Once basic file browsing was done, I wanted to see how easy it would be to play various audio files. Getting them just to play was relatively easy but for an audio player that is convenient to use I faced some challenges.

Figure 2 - ODROID-GO and music player
Figure 2 - ODROID-GO and music player

One reason for that is concurrency. The player not only has to play music, reading your encoded music from the SD card but also react to your input while doing so. Implementing this nicely in C for both the simulation and the ODROID-GO was not easy, but made me learn more about mutexes, queues and how they work.

Another obstacle is the result of the ODROID-GOs hardware. The ESP32 in the ODROID-GO uses the same SPI connection to communicate with both the display and the SD card. That means you can’t update the display and read from the SD card at the same time. By patching the underlying SDK using a mutex I made sure that the program can’t access the SD card until the display is finished updating.

The rest was gluing together open source libraries that handled audio decoding and getting the user interface right. The player supports the usual MP3, OGG, FLAC and WAV audio formats. In addition to that it also support modules in the MOD, XM, IT and S3M formats. There is quite a big scene for music modules and a lot of nice tracks can be found on The Mod Archive.

Image Viewer

The second version after the public release(0.3.0) includes a crude image viewer. It can only display small images though because of the small amount of RAM the ODROID-GO has. Let me explain why.
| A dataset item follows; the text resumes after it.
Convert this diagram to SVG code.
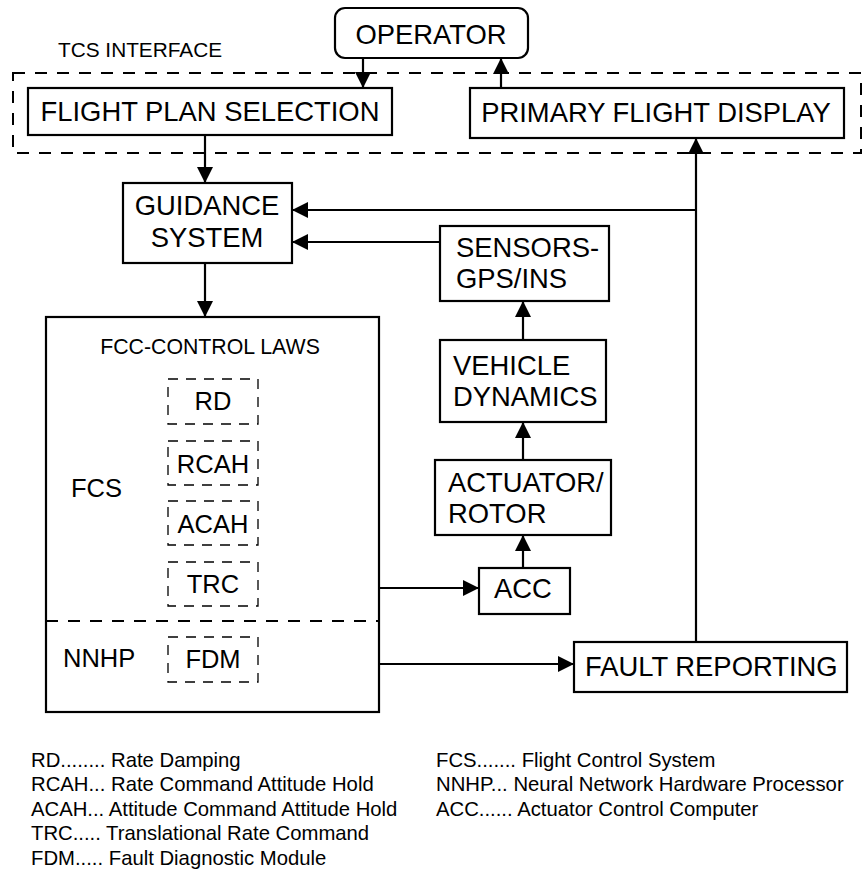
<svg xmlns="http://www.w3.org/2000/svg" width="864" height="877" viewBox="0 0 864 877">
<defs>
<marker id="ah" markerUnits="userSpaceOnUse" markerWidth="16" markerHeight="16" refX="16" refY="8" orient="auto"><path d="M0,0 L16,8 L0,16 z" fill="#000"/></marker>
<style>
text{font-family:"Liberation Sans",Arial,sans-serif;fill:#000}
.box{fill:#fff;stroke:#000;stroke-width:2.2}
.big{font-size:27.4px}
.mid{font-size:25.5px}
.sm{font-size:21.3px}
.leg{font-size:20.3px}
.dsh{fill:none;stroke:#000;stroke-width:2;stroke-dasharray:12 10}
.dsm{fill:none;stroke:#000;stroke-width:1.3;stroke-dasharray:10 8}
.c{fill:none;stroke:#000;stroke-width:2.2;marker-end:url(#ah)}
</style>
</defs>
<rect x="0" y="0" width="864" height="877" fill="#fff"/>
<g id="tcs-interface">
<rect x="13" y="73" width="848" height="80" class="dsh"/>
<text x="58" y="57" class="sm" style="font-size:20.8px">TCS INTERFACE</text>
</g>
<g id="operator">
<rect x="335" y="8" width="193" height="50" rx="10" class="box"/>
<text x="431" y="44" class="big" text-anchor="middle">OPERATOR</text>
</g>
<g id="flight-plan-selection">
<rect x="28" y="88" width="364" height="47" class="box"/>
<text x="210" y="121" class="big" text-anchor="middle">FLIGHT PLAN SELECTION</text>
</g>
<g id="primary-flight-display">
<rect x="470" y="88" width="374" height="50" class="box"/>
<text x="656" y="122" class="big" text-anchor="middle">PRIMARY FLIGHT DISPLAY</text>
</g>
<g id="guidance-system">
<rect x="123" y="183" width="169" height="80" class="box"/>
<text x="207" y="215" class="big" text-anchor="middle">GUIDANCE</text>
<text x="207" y="247" class="big" text-anchor="middle">SYSTEM</text>
</g>
<g id="sensors">
<rect x="440" y="226" width="169" height="75" class="box"/>
<text x="456" y="257" class="big">SENSORS-</text>
<text x="456" y="288" class="big">GPS/INS</text>
</g>
<g id="vehicle-dynamics">
<rect x="440" y="340" width="166" height="82" class="box"/>
<text x="453" y="375" class="big">VEHICLE</text>
<text x="453" y="406" class="big">DYNAMICS</text>
</g>
<g id="actuator-rotor">
<rect x="435" y="460" width="176" height="75" class="box"/>
<text x="448" y="492" class="big">ACTUATOR/</text>
<text x="448" y="523" class="big">ROTOR</text>
</g>
<g id="acc">
<rect x="479" y="568" width="91" height="46" class="box"/>
<text x="494" y="598" class="big">ACC</text>
</g>
<g id="fault-reporting">
<rect x="574" y="642" width="273" height="50" class="box"/>
<text x="585" y="676" class="big">FAULT REPORTING</text>
</g>
<g id="fcc">
<rect x="46" y="317" width="333" height="395" class="box"/>
<text x="210" y="354" class="sm" text-anchor="middle">FCC-CONTROL LAWS</text>
<line x1="46" y1="621" x2="379" y2="621" class="dsh"/>
<text x="71" y="497" class="mid">FCS</text>
<text x="63" y="667" class="mid">NNHP</text>
</g>
<g id="rd">
<rect x="168" y="379" width="90" height="45" class="dsm"/>
<text x="213" y="410" class="mid" text-anchor="middle">RD</text>
</g>
<g id="rcah">
<rect x="168" y="441" width="90" height="44" class="dsm"/>
<text x="213" y="473" class="mid" text-anchor="middle">RCAH</text>
</g>
<g id="acah">
<rect x="168" y="501" width="90" height="44" class="dsm"/>
<text x="213" y="533" class="mid" text-anchor="middle">ACAH</text>
</g>
<g id="trc">
<rect x="168" y="562" width="90" height="44" class="dsm"/>
<text x="213" y="593" class="mid" text-anchor="middle">TRC</text>
</g>
<g id="fdm">
<rect x="168" y="637" width="90" height="45" class="dsm"/>
<text x="213" y="668" class="mid" text-anchor="middle">FDM</text>
</g>
<g id="connectors">
<path d="M363,58 V88" class="c"/>
<path d="M501,88 V58" class="c"/>
<path d="M205,135 V183" class="c"/>
<path d="M696,642 V138" class="c"/>
<path d="M696,210 H292" class="c"/>
<path d="M440,242 H292" class="c"/>
<path d="M205,263 V317" class="c"/>
<path d="M379,588 H479" class="c"/>
<path d="M523,568 V535" class="c"/>
<path d="M523,460 V422" class="c"/>
<path d="M523,340 V301" class="c"/>
<path d="M379,664 H574" class="c"/>
</g>
<g id="legend">
<text x="31" y="767" class="leg">RD........ Rate Damping</text>
<text x="31" y="791" class="leg">RCAH... Rate Command Attitude Hold</text>
<text x="31" y="816" class="leg">ACAH... Attitude Command Attitude Hold</text>
<text x="31" y="840" class="leg">TRC..... Translational Rate Command</text>
<text x="31" y="865" class="leg">FDM..... Fault Diagnostic Module</text>
<text x="436" y="767" class="leg">FCS....... Flight Control System</text>
<text x="436" y="791" class="leg">NNHP... Neural Network Hardware Processor</text>
<text x="436" y="816" class="leg">ACC...... Actuator Control Computer</text>
</g>
</svg>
Figure 3 - Screenshot of the image viewer
Figure 3 - Screenshot of the image viewer

If you want to display a big image, let’s say one with the dimensions 1000x1000 pixels, the usual approach is to first decode the image file into memory and then resize it from there into another part of the memory. You can calculate the amount of space needed by multiplying the amount of pixels by the color depth of the image. Most images are using a color depth of 24-bit in the RGB format. That means we have three color channels for the colors red, green and blue and each channel is saved as an integer of 8 bits. To save our 1000x1000 image we then need 24 bits or 3 bytes multiplied by a million(1000 times 1000) which is already 3 million bytes. The amount of RAM you can easily access on ODROID-GO is 4 MB so anything much larger that 1000x1000 won’t fit into the memory. Since the usual approach doesn’t work one would have to come up with a more clever way of decoding only parts of the image and directly resizing it on the fly without the need of the large image buffer in RAM. These optimization can take a lot of effort that I didn’t want to spend on this project yet.

What I learnt is that getting a first prototype of a feature running is usually quite easy and fun. But polishing the software by fixing bugs, considering edge cases and adding quality of life features we take for granted usually takes much more time and effort and is not as fun. This is probably why there so much bugs in today’s software. The more complex your software gets the effort one has to invest to make it work perfectly.

Upcoming features

I am currently working on support for chiptunes using the game-music-emu library that can emulate sound chips from old game consoles and computers. I really like the sound and creativity these old tunes have. What is also in the works is the ability to launch the go-play emulators from within ogo-shell. All in all, there are still lots of ideas for features to implement and bugs to fix.

That said is was quite fun to develop ogo-shell and learn new things while doing so. The satisfaction you get when you first see or hear your creation working as intended can be really addicting. I hope I have encouraged you to not only use programs but also learn to create new ones, and hope that ogo-shell may be useful to you.